108  

— Какого рода?

— Касательно неких махинаций в их избранном кружке.

— А есть резон ему верить? — спросил Лобо. — Ведь он должен был быть по меньшей мере другом Рауля Хименеса, чтобы оказаться в числе директоров.

— У меня в отношении него есть некоторые сомнения.

— И чего же он хочет от вас за свои секреты?

— Доступа в мастерскую моего отца, — сказал Фалькон и вспомнил беседу с Консуэло Хименес. — Кстати, Сальгадо и сеньора Хименес знают друг друга, но она неохотно об этом говорила. Сообщила только, что они встретились на одной из выставок моего отца, однако не исключено, что они познакомились гораздо раньше. Она вращалась в среде художников в Мадриде, да и Сальгадо был там своим человеком.

— Я полагаю, вам надо поговорить с Сальгадо, но только один на один, — решил Лобо. — А об этих документах пусть будет известно только нам с вами… понимаете?

Лобо пристально посмотрел ему в глаза и сунул документы в ящик своего письменного стола. Фалькон понял это как разрешение уйти.

— Вот уж не предполагал, что ваше назначение получит политическую окраску, — сказал Лобо ему в затылок. — Против нас теперь мощные силы. Мы слабее, но наше преимущество в том, что мы умнее. Нам только нельзя преступать границ морали. Надеюсь, вы ничего не скрыли о своей договоренности с Сальгадо.

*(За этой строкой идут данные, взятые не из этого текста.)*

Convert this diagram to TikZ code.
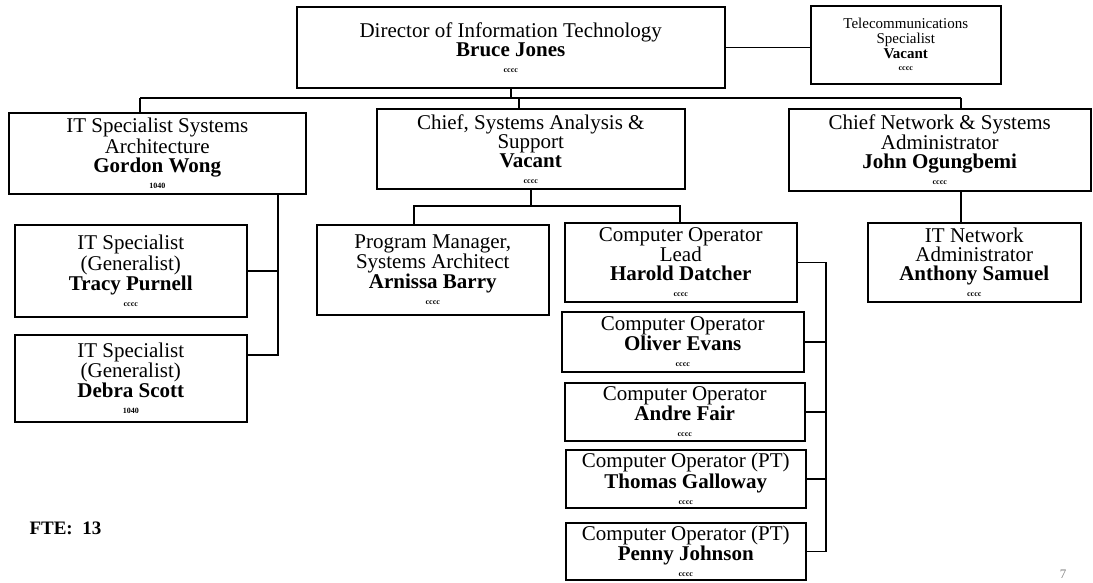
\documentclass[tikz,border=0pt]{standalone}
\usepackage{fontspec}
\setmainfont{Liberation Serif}
\newcommand{\gcode}[1]{\\[-3pt]{\bfseries\fontsize{8}{8}\selectfont #1}}

\begin{document}
\begin{tikzpicture}[x=1pt,y=-1pt,
  post/.style={draw,line width=1.5pt,anchor=north west,align=center,inner sep=0pt,
               font=\fontsize{21}{19}\selectfont},
  link/.style={line width=1.5pt}]
\useasboundingbox (0,0) rectangle (1093,582);

\draw (296,6) node[post,minimum width=428,minimum height=81](dir){Director of Information Technology\\\textbf{Bruce Jones}\gcode{cccc}}
      (810,5) node[post,font=\fontsize{15}{15}\selectfont,minimum width=190,minimum height=78](tel){Telecommunications\\Specialist\\\textbf{Vacant}\gcode{cccc}};

\draw (8,112)   node[post,minimum width=297,minimum height=81](gw){IT Specialist Systems\\Architecture\\\textbf{Gordon Wong}\gcode{1040}}
      (376,108) node[post,minimum width=308,minimum height=80](csa){Chief, Systems Analysis \&\\Support\\\textbf{Vacant}\gcode{cccc}}
      (788,108) node[post,minimum width=302,minimum height=82](cns){Chief Network \& Systems\\Administrator\\\textbf{John Ogungbemi}\gcode{cccc}};

\draw (14,224)  node[post,minimum width=232,minimum height=92](tp){IT Specialist\\(Generalist)\\\textbf{Tracy Purnell}\gcode{cccc}}
      (14,334)  node[post,minimum width=232,minimum height=87](ds){IT Specialist\\(Generalist)\\\textbf{Debra Scott}\gcode{1040}}
      (316,224) node[post,minimum width=232,minimum height=90](pm){Program Manager,\\Systems Architect\\\textbf{Arnissa Barry}\gcode{cccc}}
      (867,222) node[post,minimum width=213,minimum height=79](itn){IT Network\\Administrator\\\textbf{Anthony Samuel}\gcode{cccc}};

\draw (564,222) node[post,minimum width=232,minimum height=79](col){Computer Operator\\Lead\\\textbf{Harold Datcher}\gcode{cccc}}
      (561,311) node[post,minimum width=242,minimum height=60](oe){Computer Operator\\\textbf{Oliver Evans}\gcode{cccc}}
      (564,382) node[post,minimum width=240,minimum height=58](af){Computer Operator\\\textbf{Andre Fair}\gcode{cccc}}
      (565,449) node[post,minimum width=240,minimum height=58](tg){Computer Operator (PT)\\\textbf{Thomas Galloway}\gcode{cccc}}
      (565,522) node[post,minimum width=240,minimum height=57](pj){Computer Operator (PT)\\\textbf{Penny Johnson}\gcode{cccc}};

\coordinate (b1) at (140,98);  \coordinate (b2) at (519,98);  \coordinate (b3) at (961,98);
\coordinate (gl) at (278,355);
\coordinate (cb) at (414,206); \coordinate (cl) at (680,206);
\coordinate (op) at (826,300);

% top level
\draw[link] (b1) -- (b3);
\path[link]
    (dir.east) edge (dir.east -| tel.west)
    (dir.south) edge (dir.south |- b1)
    (b1) edge (b1 |- gw.north)
    (b2) edge (b2 |- csa.north)
    (b3) edge (b3 |- cns.north)
    (b3 |- cns.south) edge (b3 |- itn.north);

% systems architecture
\draw[link] (gl |- gw.south) -- (gl) -- (gl -| ds.east);
\draw[link] (tp.east) -- (tp.east -| gl);

% systems analysis
\draw[link] (csa.south) -- (csa.south |- cb);
\draw[link] (cb |- pm.north) -- (cb) -- (cl) -- (cl |- col.north);

% operators
\draw[link] (col.east) -| (pj.east -| op) -- (pj.east);
\path[link]
    (oe.east) edge (oe.east -| op)
    (af.east) edge (af.east -| op)
    (tg.east) edge (tg.east -| op);

\node[anchor=west,font=\bfseries\fontsize{19}{19}\selectfont] (fte) at (26,528) {FTE:\ \ 13};
\node[text=gray,font=\fontsize{13}{13}\selectfont] (pg) at (1063,574) {7};
\end{tikzpicture}
\end{document}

От Лобо Фалькон прямиком направился в туалет и, сунув в рот таблетку орфидала, запил ее водой из пригоршни.

Глория Гомес выглядела чуть-чуть старше своей сестры, но не обладала ее самоуверенностью. Всю дорогу до Института судебной медицины она просидела неподвижно у самой дверцы машины, скрестив руки на груди. Ее острое лисье личико не располагало к пустым разговорам. Она была сдержанна, замкнута и одинока в мире, где никому нельзя доверять.

— Вам известно, каким способом ваша сестра зарабатывала на жизнь? — спросил Фалькон.

— Да.

— Она что-нибудь говорила вам об этом? — продолжил он, но Глория поняла его по-своему.

— Мы занимались одним и тем же… какое-то время, — ответила она, — пока я не забеременела.

— Я имел в виду последние месяцы, — пояснил Фалькон. — Она случайно не рассказывала о том, что происходит в ее жизни?

Молчание. По брошенному в его сторону настороженному взгляду он понял, что не вызывает у девушки доверия. Он сделал новый заход:

— Мерзавец, убивший Элоису, отправил на тот свет и одного из ее клиентов. Не исключено, что он убьет кого-то еще. Нам известно, что Элоиса знала его. Он выдавал себя за писателя. Они подружились, и, возможно, их отношения переросли в нечто большее. Мне кажется, Элоиса видела в нем человека, который поможет ей покончить с этой жизнью…

— Да он и помог, — сказала Глория резко, так что Фалькон на мгновение потерял дар речи, и тогда она добавила: — Шутка у нас такая: «СПИДом заболела, закругляйся смело».

— Она сказала вам, что его зовут…

— Серхио, — закончила Глория.

— Она рассказывала об этом Серхио?

— Я умоляла ее забыть про Серхио. Убеждала, что это фантазия, что с ним надо быть осторожней.

— Почему?

— Потому что он пробуждал в ней надежду, а надежда затуманивает взгляд. Ты начинаешь верить в возможности. Перестаешь многое замечать и делаешь ошибки.

— Вы были правы.

— Вот что случается, когда кому-то доверишься… — сказала она и подняла рукой волосы, показывая ему блестящий затвердевший рубец на шее — след от сильного ожога. — Он у меня вдоль всей спины.

— Значит, вы вышли из игры?

— У меня был выбор: работа или нищета. Я предпочла нищету страданию и смерти.

— Но это не убедило Элоису?

— С ней никогда ничего не случалось, — сказала Глория. — Ножом ей, правда, угрожали, было дело. Однажды ко лбу приставили пистолет. А раз как-то ее избили, без всяких, правда, последствий. Но стоило ей заговорить о Серхио, я поняла: он ее зацапал.

Она расцепила руки и уронила их на сиденье, будто жизнь наконец добила ее, будто комплекс вины живого перед мертвым подвел итог ее многострадальным опытам.

— Что она рассказывала вам о Серхио? — поспешил он продолжить, пока она не скисла окончательно.

— Она говорила, что он — guaро. Такие всегда — guаро. Она сказала: он нам сродни.

— Сродни вам? — удивился Фалькон.

— Мы с Элоисой обычно называли себя las forasteras — посторонние, — объяснила она. — А наших клиентов мы окрестили los otros — другие… но она говорила, он был не из них.